Work required →
From the entries below, reproduce exactly the lines from the one with "Clone this chart in Plotly." through the one with "ip_velocity = [0, 0, 0, 0, 0, 0, 0]", both included, without images.

-- Data for this exercise start --

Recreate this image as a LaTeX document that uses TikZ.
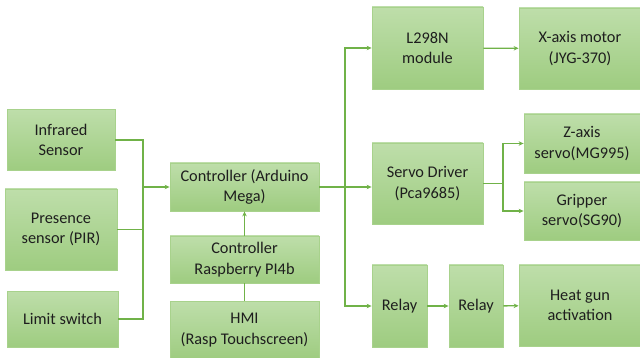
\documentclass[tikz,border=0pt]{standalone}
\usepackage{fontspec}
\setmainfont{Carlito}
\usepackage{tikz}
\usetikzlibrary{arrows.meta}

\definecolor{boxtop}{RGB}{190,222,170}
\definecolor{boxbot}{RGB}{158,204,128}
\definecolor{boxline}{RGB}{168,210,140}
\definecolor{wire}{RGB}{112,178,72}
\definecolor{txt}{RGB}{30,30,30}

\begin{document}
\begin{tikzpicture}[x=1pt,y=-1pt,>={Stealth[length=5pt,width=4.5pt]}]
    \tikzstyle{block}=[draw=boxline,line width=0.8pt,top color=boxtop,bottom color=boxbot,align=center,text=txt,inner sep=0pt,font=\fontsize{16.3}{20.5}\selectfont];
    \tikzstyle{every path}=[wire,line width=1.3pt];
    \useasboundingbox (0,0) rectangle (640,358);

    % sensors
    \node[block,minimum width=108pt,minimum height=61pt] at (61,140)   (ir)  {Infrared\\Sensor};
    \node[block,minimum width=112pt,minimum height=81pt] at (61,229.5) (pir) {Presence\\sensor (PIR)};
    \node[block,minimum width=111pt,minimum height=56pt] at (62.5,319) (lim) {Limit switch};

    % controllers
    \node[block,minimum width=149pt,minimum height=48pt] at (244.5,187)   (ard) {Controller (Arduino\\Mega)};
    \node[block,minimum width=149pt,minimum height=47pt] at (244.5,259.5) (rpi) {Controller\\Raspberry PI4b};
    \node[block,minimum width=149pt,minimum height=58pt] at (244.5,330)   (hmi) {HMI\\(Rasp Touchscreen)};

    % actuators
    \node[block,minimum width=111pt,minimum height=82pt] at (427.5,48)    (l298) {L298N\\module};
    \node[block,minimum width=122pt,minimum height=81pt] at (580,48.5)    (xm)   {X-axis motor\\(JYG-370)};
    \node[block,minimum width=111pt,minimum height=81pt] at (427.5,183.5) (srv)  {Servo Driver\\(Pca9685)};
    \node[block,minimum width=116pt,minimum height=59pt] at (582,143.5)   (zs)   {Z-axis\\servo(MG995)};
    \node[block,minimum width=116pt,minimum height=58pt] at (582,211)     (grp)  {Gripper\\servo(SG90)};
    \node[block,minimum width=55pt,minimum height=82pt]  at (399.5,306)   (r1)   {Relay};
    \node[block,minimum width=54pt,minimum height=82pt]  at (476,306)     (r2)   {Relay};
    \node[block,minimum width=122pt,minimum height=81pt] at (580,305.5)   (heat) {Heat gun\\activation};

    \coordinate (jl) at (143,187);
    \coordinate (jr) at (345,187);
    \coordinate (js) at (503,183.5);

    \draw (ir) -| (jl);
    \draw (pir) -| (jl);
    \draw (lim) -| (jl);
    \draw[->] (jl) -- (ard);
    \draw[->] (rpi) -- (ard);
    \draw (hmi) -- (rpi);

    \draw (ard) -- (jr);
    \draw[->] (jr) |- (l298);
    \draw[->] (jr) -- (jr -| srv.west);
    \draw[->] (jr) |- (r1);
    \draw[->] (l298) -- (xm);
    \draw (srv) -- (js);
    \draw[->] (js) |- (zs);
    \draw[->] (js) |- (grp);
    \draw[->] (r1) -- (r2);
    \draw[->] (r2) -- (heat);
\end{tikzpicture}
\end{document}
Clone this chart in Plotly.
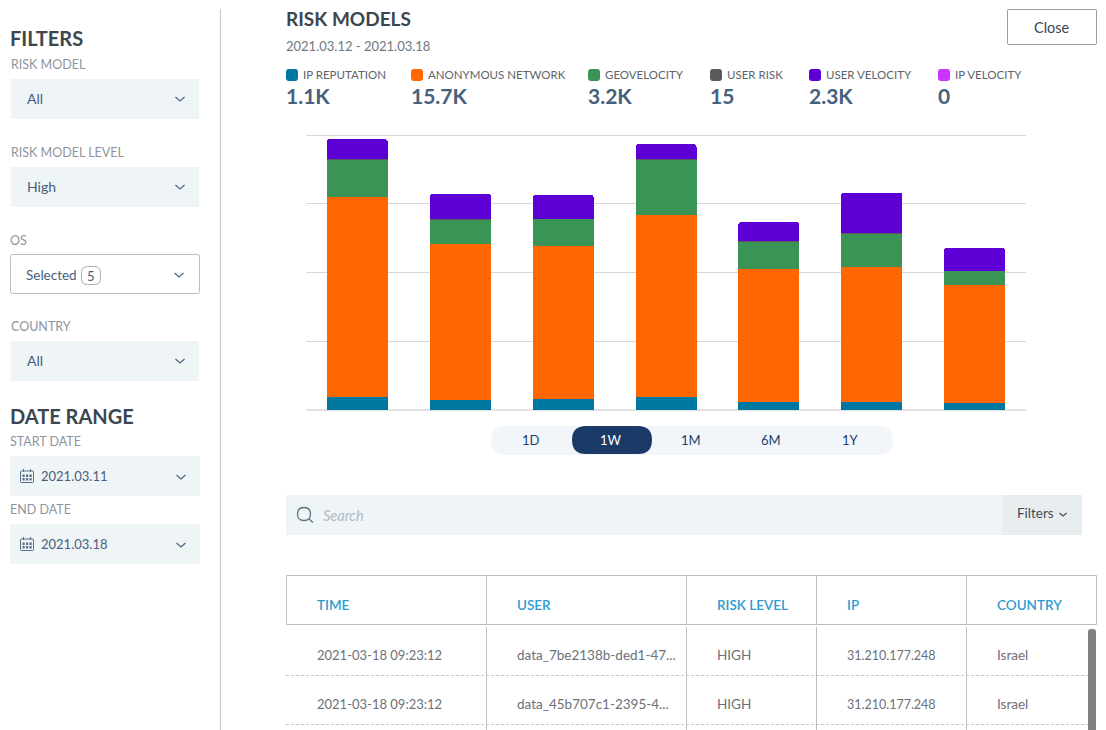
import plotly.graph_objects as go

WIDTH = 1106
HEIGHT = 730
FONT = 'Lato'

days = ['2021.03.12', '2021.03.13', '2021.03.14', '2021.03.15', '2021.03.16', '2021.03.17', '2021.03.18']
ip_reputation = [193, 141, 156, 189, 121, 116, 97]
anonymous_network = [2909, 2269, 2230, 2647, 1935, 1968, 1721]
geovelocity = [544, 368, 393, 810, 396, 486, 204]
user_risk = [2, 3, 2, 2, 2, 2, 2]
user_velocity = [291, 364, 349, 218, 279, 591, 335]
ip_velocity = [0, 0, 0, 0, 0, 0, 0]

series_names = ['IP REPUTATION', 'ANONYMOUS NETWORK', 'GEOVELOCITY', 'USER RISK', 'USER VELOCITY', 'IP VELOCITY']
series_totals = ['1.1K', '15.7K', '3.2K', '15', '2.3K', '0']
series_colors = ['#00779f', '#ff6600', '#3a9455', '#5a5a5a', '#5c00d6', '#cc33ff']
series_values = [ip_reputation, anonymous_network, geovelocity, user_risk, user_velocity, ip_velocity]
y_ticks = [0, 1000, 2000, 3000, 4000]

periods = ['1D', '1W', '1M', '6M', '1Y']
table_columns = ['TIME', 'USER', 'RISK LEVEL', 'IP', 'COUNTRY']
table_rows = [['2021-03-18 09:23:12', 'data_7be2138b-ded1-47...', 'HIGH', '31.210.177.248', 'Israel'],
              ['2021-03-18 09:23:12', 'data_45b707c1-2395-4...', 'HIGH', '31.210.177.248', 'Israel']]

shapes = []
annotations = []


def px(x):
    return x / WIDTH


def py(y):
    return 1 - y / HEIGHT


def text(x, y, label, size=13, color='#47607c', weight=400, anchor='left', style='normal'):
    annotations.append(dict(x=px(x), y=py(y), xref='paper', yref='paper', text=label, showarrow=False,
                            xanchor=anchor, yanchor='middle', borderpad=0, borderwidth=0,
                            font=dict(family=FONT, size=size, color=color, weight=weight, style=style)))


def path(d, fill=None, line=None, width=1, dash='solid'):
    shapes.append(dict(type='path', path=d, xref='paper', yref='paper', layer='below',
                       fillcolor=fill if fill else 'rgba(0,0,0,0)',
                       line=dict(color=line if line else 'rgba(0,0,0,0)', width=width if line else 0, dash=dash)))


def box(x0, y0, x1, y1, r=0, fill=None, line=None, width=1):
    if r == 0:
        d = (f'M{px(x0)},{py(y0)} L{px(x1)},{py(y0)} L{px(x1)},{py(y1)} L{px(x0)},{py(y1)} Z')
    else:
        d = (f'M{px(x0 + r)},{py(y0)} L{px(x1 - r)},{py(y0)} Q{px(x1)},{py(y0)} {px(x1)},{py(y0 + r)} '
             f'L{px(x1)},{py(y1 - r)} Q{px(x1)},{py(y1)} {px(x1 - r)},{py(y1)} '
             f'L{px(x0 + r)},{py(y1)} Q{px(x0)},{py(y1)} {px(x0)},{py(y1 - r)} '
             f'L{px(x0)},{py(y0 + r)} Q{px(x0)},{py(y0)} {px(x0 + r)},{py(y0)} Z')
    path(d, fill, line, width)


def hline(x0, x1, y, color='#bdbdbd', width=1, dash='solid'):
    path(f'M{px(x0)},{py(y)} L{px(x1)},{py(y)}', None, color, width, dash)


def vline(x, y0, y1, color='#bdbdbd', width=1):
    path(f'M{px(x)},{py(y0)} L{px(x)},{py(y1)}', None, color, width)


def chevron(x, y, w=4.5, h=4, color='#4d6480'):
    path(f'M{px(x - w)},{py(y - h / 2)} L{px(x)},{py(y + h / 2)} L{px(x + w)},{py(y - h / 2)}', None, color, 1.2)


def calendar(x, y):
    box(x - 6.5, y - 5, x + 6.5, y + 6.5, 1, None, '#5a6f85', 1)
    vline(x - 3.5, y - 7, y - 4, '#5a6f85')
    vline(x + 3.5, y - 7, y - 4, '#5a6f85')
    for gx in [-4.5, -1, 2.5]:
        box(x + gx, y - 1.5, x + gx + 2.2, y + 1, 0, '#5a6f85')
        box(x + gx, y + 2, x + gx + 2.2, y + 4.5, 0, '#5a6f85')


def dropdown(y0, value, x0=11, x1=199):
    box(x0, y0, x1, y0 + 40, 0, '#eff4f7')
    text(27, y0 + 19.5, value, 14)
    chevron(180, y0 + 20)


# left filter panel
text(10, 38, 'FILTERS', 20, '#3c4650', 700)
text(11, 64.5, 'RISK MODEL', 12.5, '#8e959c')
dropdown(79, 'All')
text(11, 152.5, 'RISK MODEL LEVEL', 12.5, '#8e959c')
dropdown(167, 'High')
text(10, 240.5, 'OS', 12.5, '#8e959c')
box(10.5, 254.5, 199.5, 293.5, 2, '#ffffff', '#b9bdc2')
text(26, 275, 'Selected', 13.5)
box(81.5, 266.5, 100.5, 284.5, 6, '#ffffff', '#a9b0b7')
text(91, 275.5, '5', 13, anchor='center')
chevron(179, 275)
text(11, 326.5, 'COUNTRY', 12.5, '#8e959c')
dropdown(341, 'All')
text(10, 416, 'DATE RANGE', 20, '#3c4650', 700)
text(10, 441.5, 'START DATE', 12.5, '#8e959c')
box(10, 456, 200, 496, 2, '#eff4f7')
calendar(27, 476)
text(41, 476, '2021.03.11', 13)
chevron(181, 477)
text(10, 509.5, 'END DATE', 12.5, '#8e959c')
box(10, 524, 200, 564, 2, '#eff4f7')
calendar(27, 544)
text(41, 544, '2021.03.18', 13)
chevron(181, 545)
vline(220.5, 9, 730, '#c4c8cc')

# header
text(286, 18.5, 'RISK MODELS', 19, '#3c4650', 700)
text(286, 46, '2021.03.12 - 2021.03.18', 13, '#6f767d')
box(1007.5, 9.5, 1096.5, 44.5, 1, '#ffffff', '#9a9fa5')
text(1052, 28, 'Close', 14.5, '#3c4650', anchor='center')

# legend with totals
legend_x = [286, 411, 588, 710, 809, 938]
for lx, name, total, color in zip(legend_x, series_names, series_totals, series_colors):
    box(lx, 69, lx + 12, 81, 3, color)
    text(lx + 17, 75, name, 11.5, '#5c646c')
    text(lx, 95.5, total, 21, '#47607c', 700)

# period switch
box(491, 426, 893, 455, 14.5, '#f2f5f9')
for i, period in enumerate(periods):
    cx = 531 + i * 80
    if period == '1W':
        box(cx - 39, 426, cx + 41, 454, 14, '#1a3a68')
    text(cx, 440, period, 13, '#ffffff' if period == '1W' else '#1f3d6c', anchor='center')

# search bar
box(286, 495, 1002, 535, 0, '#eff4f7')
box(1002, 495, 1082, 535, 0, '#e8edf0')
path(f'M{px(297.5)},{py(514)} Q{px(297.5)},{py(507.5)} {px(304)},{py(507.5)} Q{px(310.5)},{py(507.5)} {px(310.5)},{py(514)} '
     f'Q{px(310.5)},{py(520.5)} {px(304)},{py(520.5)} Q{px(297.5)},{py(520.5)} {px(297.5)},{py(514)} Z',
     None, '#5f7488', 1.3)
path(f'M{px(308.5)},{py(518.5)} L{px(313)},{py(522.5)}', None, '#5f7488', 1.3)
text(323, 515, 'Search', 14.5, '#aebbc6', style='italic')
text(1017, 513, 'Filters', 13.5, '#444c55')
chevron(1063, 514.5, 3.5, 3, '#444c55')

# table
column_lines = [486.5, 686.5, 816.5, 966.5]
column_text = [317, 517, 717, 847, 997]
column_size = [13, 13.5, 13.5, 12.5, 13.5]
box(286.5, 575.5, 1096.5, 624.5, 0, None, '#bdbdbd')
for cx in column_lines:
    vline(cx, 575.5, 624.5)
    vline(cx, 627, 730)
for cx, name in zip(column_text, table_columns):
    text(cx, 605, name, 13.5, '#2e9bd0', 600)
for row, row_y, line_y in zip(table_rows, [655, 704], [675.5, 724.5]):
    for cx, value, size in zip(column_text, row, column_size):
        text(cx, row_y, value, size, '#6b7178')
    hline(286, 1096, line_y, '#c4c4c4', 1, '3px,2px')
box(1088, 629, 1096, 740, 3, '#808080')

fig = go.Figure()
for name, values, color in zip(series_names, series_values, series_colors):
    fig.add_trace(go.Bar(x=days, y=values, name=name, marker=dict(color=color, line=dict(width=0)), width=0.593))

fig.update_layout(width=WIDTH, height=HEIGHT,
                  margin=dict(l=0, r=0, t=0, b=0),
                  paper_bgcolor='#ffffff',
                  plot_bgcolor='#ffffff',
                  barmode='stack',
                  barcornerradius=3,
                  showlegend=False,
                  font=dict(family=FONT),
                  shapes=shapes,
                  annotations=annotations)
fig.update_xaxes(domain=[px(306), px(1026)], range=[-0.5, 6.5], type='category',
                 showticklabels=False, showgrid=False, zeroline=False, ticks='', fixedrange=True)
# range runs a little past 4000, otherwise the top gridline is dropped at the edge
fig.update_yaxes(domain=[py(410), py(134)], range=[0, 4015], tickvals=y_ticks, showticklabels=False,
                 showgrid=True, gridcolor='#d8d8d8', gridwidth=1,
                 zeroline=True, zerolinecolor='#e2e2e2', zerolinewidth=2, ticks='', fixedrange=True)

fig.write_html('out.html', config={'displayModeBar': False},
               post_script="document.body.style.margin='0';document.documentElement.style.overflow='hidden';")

-- Data for this exercise end --

Response →
Clone this chart in Plotly.
import plotly.graph_objects as go

WIDTH = 1106
HEIGHT = 730
FONT = 'Lato'

days = ['2021.03.12', '2021.03.13', '2021.03.14', '2021.03.15', '2021.03.16', '2021.03.17', '2021.03.18']
ip_reputation = [193, 141, 156, 189, 121, 116, 97]
anonymous_network = [2909, 2269, 2230, 2647, 1935, 1968, 1721]
geovelocity = [544, 368, 393, 810, 396, 486, 204]
user_risk = [2, 3, 2, 2, 2, 2, 2]
user_velocity = [291, 364, 349, 218, 279, 591, 335]
ip_velocity = [0, 0, 0, 0, 0, 0, 0]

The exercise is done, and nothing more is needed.